Adidas creative director: How to take over America, with the help of Kanye

2016-02-25T14:15:18Z

Adidas is going through a renaissance. 

The German manufacturer has seen sales increase, in part because the company's cool has returned. Collaborations with creators like Kanye West have placed the company into hipness levels it hasn't really seen since Run DMC dropped "My Adidas" back in 1986.

Fashion blog High Snobiety even declared Adidas the most relevant streetwear brand of 2015.

Adidas

One man pulling the levers behind Adidas's re-found cool is Paul Gaudio, who was head of the company's Digital Sports division before becoming creative director in late 2014. 

We asked him what to expect from Adidas for 2016. 

Don't observe America, become a part of it. 

Adidas execs have said that the company is weaker in the US than it is in Europe, so it needs to become a part of American culture instead of just observing it

So Adidas moved its head of design from Germany to Portland, Oregon. Later this year it's slated to open up a "Design Center" in Brooklyn to get the brand closer to street culture cool.

"The people that actually shape the core impulses of the brand, many of them are sitting right here, in this market," Gaudio says. "It's living in the culture instead of visiting the culture." 

Kanye West at the YEEZY Season 3 premiere in New York. Andrew Kelly / Reuters

Collaborate with people moving the culture.

Like other sportswear makers, Adidas has elite athletes as brand ambassadors, like NBA star James Harden and soccer phenom Lionel Messi. But it's also gone beyond sports — like the famous case of Kanye West.

Gaudio says that collaborating with people like West have brought the brand into places where it wouldn't have otherwise been. Like at the very center of New York Fashion Week

The Yeezy Boost sneakers have made a huge splash — to the point that Kanye's highly sought after Boost 350 model passed $20,000 on eBay last summer.

"The footwear is so unique and so interesting, born of sneakers and sneaker culture and athletic footwear, but clearly something different than what was out on the market before," Gaudio says.

"I think it made a lot of people, inside and outside the company, uncomfortable when they first saw it," he says. "When it started to come to life, it certainly made me uncomfortable, but that's a good thing. We need to be uncomfortable, we need to challenge ourselves, and [Kanye] helps us do that." 

Working with people like West means that Adidas is in the eyes of the communities that pay attention to sneakers, design, and fashion, he says. 

Design products to be worn. 

Gaudio says that the biggest change in Adidas over the past decade has been the company's approach to design. 

It was more "traditional product design," he says. The company was focused on solving functional problems for athletes with technical features. Which meant that their gear was "more like a product," he says, "and less like something you wear — shoes and shirts." 

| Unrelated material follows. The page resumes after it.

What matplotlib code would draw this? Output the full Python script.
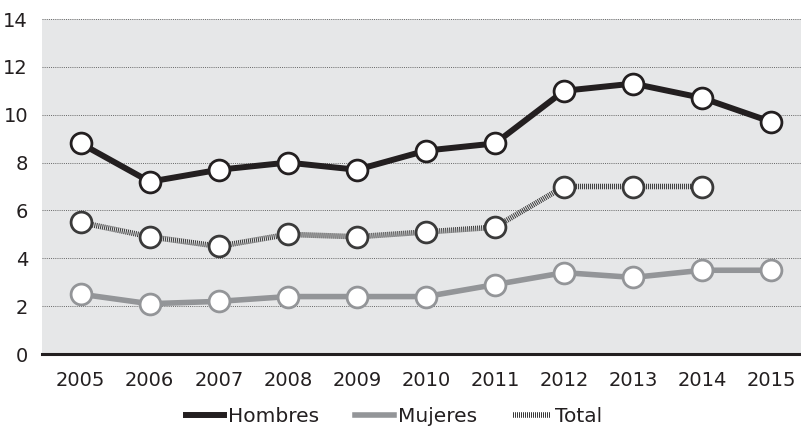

Customers don't just want the latest technology, Adidas realized; they want something that's comfortable and familiar and stylish and wearable all at once. 

The ultra popular Ultra Boost running shoe (beloved by running nerds and sneakerheads alike) is a prime example. 

"I say this without hesitating, [it's] the best running shoe in the world," Gaudio says. "It’s also beautiful. It’s not overly technical. The innovations in it are extremely technical, but the experience is not."